Die Griechen wollen in Wahrheit nichts mehr von Streiks wissen. Denn seit im März 2010 der damalige Premier Giorgos Papandreou das erste Sparpaket im de facto bankrotten Euro-Land verkünden musste, hat es Dutzende Generalstreiks gegeben. Der Protest schaffte sich Platz auf der Straße, doch im Parlament ist er nie wirklich angekommen.
Griechenland hat heuer nach acht Jahren Schuldenkrise samt rigorosem Sparprogramm den Euro-Rettungsschirm verlassen. Den Zahlen geht es besser. Doch den Menschen geht es schlecht.
Das zeigt sich auch anhand der Demografie. 2008 kamen in Griechenland noch 140.000 Kinder zur Welt, heuer sind es nur noch 80.000. Die griechische Gesellschaft ist eine alternde Gesellschaft. Mehr als eine halbe Million junger Menschen mit guter Ausbildung oder abgeschlossenem Studium haben seit 2010 schon das Land verlassen. Und es werden immer mehr. In einem Athener Spital arbeiteten in den ersten Jahren der Krise junge Ärztinnen und Ärzte um Gotteslohn. Sie wurden zwar gebraucht, bezahlt wurden sie aber nicht, denn es gab schlicht kein Geld für sie. Über viele Jahre hatten sie keine Perspektive, denn es gab keine Jobs, und die wenigen, die es gab, waren schlecht bezahlt. Die klugen Köpfe suchten ihr Glück in einem anderen Land. Heute fehlt eine ganze Generation im Land. Die seriöse Athener Wirtschaftszeitung „Naftemporiki“ schrieb kürzlich von einer „tickenden Zeitbombe an den Fundamenten des Pensionssystems“.

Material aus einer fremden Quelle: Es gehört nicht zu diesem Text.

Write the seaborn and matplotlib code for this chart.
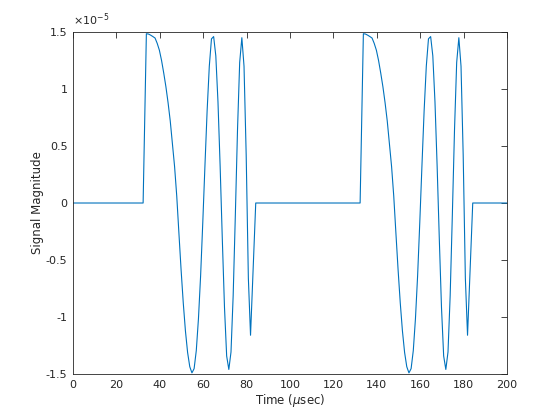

Während die Griechen zu Beginn der Krise knapp zweieinhalb Prozent ihres Einkommens sparen konnten, kommen sie seit 2012 nur über die Runden, wenn sie Erspartes haben. Während die Löhne ständig fielen, stiegen im Gegenzug die Lebenshaltungskosten und die Steuern. Ein Liter Milch und ein Kilo Brot kosten in Athen mehr als in Österreich. Doch die Gehälter der Griechen liegen weit unter jenen der Österreicher.
Rechtzeitig vor Weihnachen will Alexis Tsipras, der Premierminister des Links-Rechts-Bündnisses, 1,4 Milliarden Euro als „soziale Dividende“ an 3,4 Millionen Bedürftige verteilen. Nicht nur die Opposition kritisiert, mit dem Weihnachtsgeld wolle Tsipras vor allem sich selbst und seinem Linksbündnis Syriza helfen. Tsipras nehme den Menschen ihr Haus weg, schenke ihnen ein Zelt und erwarte dafür Dankbarkeit.
Und er besinnt sich auch auf die alte griechische Tradition der Klientelpolitik: Er verspricht 50.000 neue Jobs im Staatsdienst in den nächsten zwei Jahren. Natürlich, im Frühjahr dürfte es vorgezogene Wahlen geben.
Es wundert nicht, dass viele junge Griechen kein Interesse mehr an Politik haben, wenn die Strukturen immer dieselben bleiben, auch wenn die Parteien wechseln. Aber ob die Jungen es wollen oder nicht, ob sie die Politik ablehnen oder nicht: Die Politik wird ihr Leben bestimmen. Alexis Tsipras wollte alles besser machen, als er 2015 das Amt des griechischen Premiers übernahm. Das ist ihm eindeutig nicht gelungen.